Real-world teletraffic data at each t

Fig. 7
figure 7

The dimension of Krylov subspace m versus the residual \(\Vert {\text {res}}(a_m)\Vert\) (left: \(p=1\), right: \(p=3\))

5 Conclusion

We investigated a convergence analysis for Krylov subspace methods for estimating operator-vector multiplications \(K^nv\), where K is a linear operator and v is a vector in a Hilbert space, in this paper. The Arnoldi method and shift-invert Arnoldi method were considered. Although these methods have been proposed for time-series data analysis in machine learning, their convergence has not been thoroughly analyzed. We proved that the Arnoldi approximation converges to the minimizer of the residual. For the shift-invert Arnoldi method, the derivation was not straightforward since the function that appears in the estimated operator-vector multiplications was not holomorphic. This problem was addressed by applying the factor \(K^{-n}\) that appears in the residual.
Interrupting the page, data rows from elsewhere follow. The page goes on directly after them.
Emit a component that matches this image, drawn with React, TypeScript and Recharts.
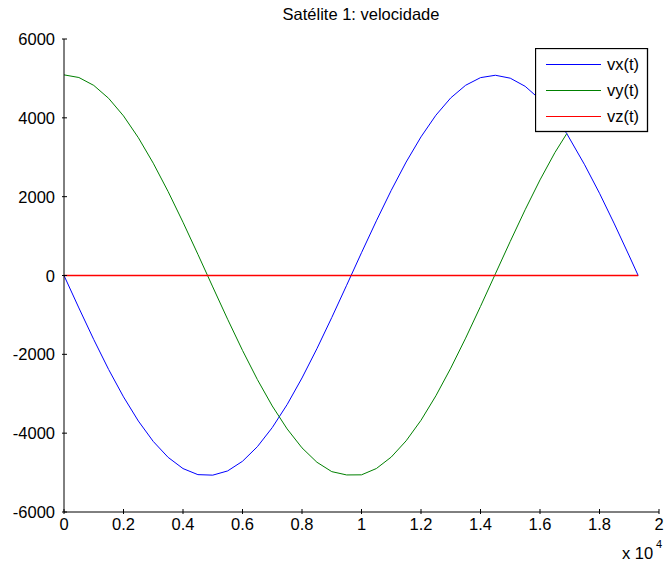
import React from 'react';
import { LineChart, Line, XAxis, YAxis } from 'recharts';

// time in units of 1e4 s
const tValues = [
  0, 0.05, 0.1, 0.15, 0.2, 0.25, 0.3, 0.35, 0.4, 0.45, 0.5, 0.55, 0.6, 0.65, 0.7, 0.75, 0.8, 0.85, 0.9, 0.95,
  1.0, 1.05, 1.1, 1.15, 1.2, 1.25, 1.3, 1.35, 1.4, 1.45, 1.5, 1.55, 1.6, 1.65, 1.69, 1.75, 1.8, 1.85, 1.9, 1.93,
];
const vxValues = [
  0, -823, -1625, -2384, -3079, -3693, -4210, -4614, -4898, -5052, -5065, -4958, -4713, -4343, -3859, -3274, -2600, -1858, -1067, -248,
  578, 1387, 2161, 2878, 3517, 4066, 4506, 4826, 5020, 5080, 5006, 4800, 4467, 4016, 3600, 2809, 2086, 1308, 496, 0,
];
const vyValues = [
  5090, 5023, 4823, 4495, 4049, 3495, 2849, 2129, 1351, 538, -290, -1110, -1900, -2640, -3310, -3892, -4373, -4737, -4976, -5060,
  -5057, -4897, -4606, -4194, -3673, -3052, -2350, -1589, -784, 42, 865, 1667, 2425, 3118, 3600,
];
const vzValues = tValues.map(() => 0);

const xTicks = [0, 0.2, 0.4, 0.6, 0.8, 1, 1.2, 1.4, 1.6, 1.8, 2];
const yTicks = [-6000, -4000, -2000, 0, 2000, 4000, 6000];

const seriesNames = ['vx(t)', 'vy(t)', 'vz(t)'];
const seriesColors = ['#0000ff', '#008000', '#ff0000'];

const data = tValues.map((t, i) => ({
  t,
  vx: vxValues[i],
  vy: i < vyValues.length ? vyValues[i] : null,
  vz: vzValues[i],
}));

const FONT = '"Liberation Sans", Arial, sans-serif';
const FS = 16.5;
const TICK_LEN = 5;

const BottomTick = (props: any) => {
  const { x, y, payload } = props;
  return (
    <g>
      <line x1={x} x2={x} y1={y} y2={y - TICK_LEN} stroke="#000" />
      <text x={x} y={y + 16} textAnchor="middle" fontSize={FS} fontFamily={FONT} fill="#000">
        {String(payload.value)}
      </text>
    </g>
  );
};

const TopTick = (props: any) => {
  const { x, y } = props;
  return <line x1={x} x2={x} y1={y} y2={y + TICK_LEN} stroke="#000" />;
};

const LeftTick = (props: any) => {
  const { x, y, payload } = props;
  return (
    <g>
      <line x1={x} x2={x + TICK_LEN} y1={y} y2={y} stroke="#000" />
      <text x={x - 7} y={y + 6} textAnchor="end" fontSize={FS} fontFamily={FONT} fill="#000">
        {String(payload.value)}
      </text>
    </g>
  );
};

const RightTick = (props: any) => {
  const { x, y } = props;
  return <line x1={x} x2={x - TICK_LEN} y1={y} y2={y} stroke="#000" />;
};

// legend box, MATLAB style, laid over the axes (top-right)
const LegendBox = () => (
  <svg width={114} height={85} style={{ position: 'absolute', left: 535, top: 48, display: 'block' }}>
    <rect x={0.5} y={0.5} width={112} height={83} fill="#fff" stroke="#000" strokeWidth={1.3} />
    {seriesNames.map((name, i) => (
      <g key={name}>
        <line x1={11} x2={66} y1={16.5 + i * 26} y2={16.5 + i * 26} stroke={seriesColors[i]} strokeWidth={1} />
        <text x={72} y={22 + i * 26} fontSize={FS} fontFamily={FONT} fill="#000">
          {name}
        </text>
      </g>
    ))}
  </svg>
);

export default function App() {
  return (
    <div style={{ position: 'absolute', left: 0, top: 0, width: 666, height: 572, background: '#fff' }}>
      <LineChart width={666} height={572} data={data} margin={{ top: 39, right: 7, bottom: 0, left: 0 }}>
        <XAxis
          dataKey="t"
          type="number"
          domain={[0, 2]}
          ticks={xTicks}
          tick={<BottomTick />}
          tickLine={false}
          tickSize={0}
          axisLine={{ stroke: '#000' }}
          height={60}
          interval={0}
        />
        <XAxis
          xAxisId="top"
          orientation="top"
          dataKey="t"
          type="number"
          domain={[0, 2]}
          ticks={xTicks}
          tick={<TopTick />}
          tickLine={false}
          tickSize={0}
          axisLine={{ stroke: '#000' }}
          height={0}
          interval={0}
        />
        <YAxis
          type="number"
          domain={[-6000, 6000]}
          ticks={yTicks}
          tick={<LeftTick />}
          tickLine={false}
          tickSize={0}
          axisLine={{ stroke: '#000' }}
          width={64}
          interval={0}
        />
        <YAxis
          yAxisId="right"
          orientation="right"
          type="number"
          domain={[-6000, 6000]}
          ticks={yTicks}
          tick={<RightTick />}
          tickLine={false}
          tickSize={0}
          axisLine={{ stroke: '#000' }}
          width={0}
          interval={0}
        />
        <Line dataKey="vx" name={seriesNames[0]} stroke={seriesColors[0]} dot={false} strokeWidth={1} isAnimationActive={false} />
        <Line dataKey="vy" name={seriesNames[1]} stroke={seriesColors[1]} dot={false} strokeWidth={1} isAnimationActive={false} />
        <Line dataKey="vz" name={seriesNames[2]} stroke={seriesColors[2]} dot={false} strokeWidth={1.3} isAnimationActive={false} />
        <text x={361} y={20} textAnchor="middle" fontSize={FS} fontFamily={FONT} fill="#000">
          Satélite 1: velocidade
        </text>
        <text x={622} y={559} fontSize={FS} fontFamily={FONT} fill="#000">
          x 10
        </text>
        <text x={656} y={548} fontSize={11} fontFamily={FONT} fill="#000">
          4
        </text>
      </LineChart>
      <LegendBox />
    </div>
  );
}
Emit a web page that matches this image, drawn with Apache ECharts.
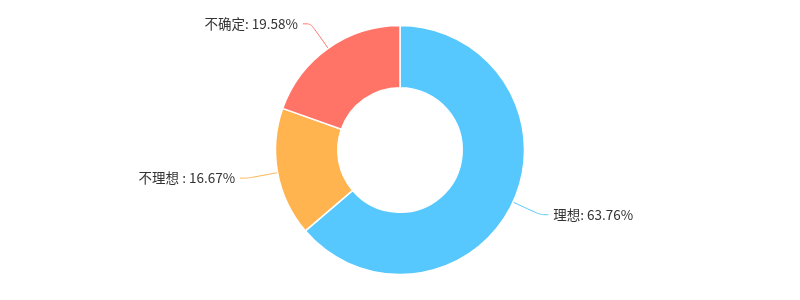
<!DOCTYPE html>
<html><head><meta charset="utf-8">
<script src="https://cdn.jsdelivr.net/npm/echarts@6/dist/echarts.min.js"></script>
<style>html,body{margin:0;padding:0;background:#fff}#c{width:800px;height:300px}</style>
</head><body><div id="c"></div>
<script>
const categories = ['理想', '不理想', '不确定'];
const values = [63.76, 16.67, 19.58];
const labelSeparators = [': ', ' : ', ': '];
const colors = ['#56C8FE', '#FFB44F', '#FF7467'];

const chart = echarts.init(document.getElementById('c'));
chart.setOption({
  animation: false,
  color: colors,
  series: [{
    type: 'pie',
    center: ['50%', '50%'],
    radius: ['41.5%', '83%'],
    startAngle: 90,
    itemStyle: { borderColor: '#fff', borderWidth: 1.5 },
    label: {
      fontFamily: '"Noto Sans CJK SC", sans-serif',
      fontSize: 13.5,
      color: '#333',
      padding: [6, 0, 0, 0],
      formatter: p => categories[p.dataIndex] + labelSeparators[p.dataIndex] + values[p.dataIndex].toFixed(2) + '%'
    },
    labelLine: { length: 30, length2: 8, smooth: true },
    data: categories.map((n, i) => ({ name: n, value: values[i] }))
  }]
});
</script></body></html>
As a result, we showed the shift-invert Arnoldi approximation converges to the minimizer of the residual on the assumption that a factor related to the initial vector and \(K^{-1}\) is bounded by some constant. The aforementioned results were also confirmed numerically with synthetic and real-world data.

As future work, we will theoretically evaluate the aforementioned factor and give sufficient conditions for the convergence of the shift-invert Arnoldi approximation.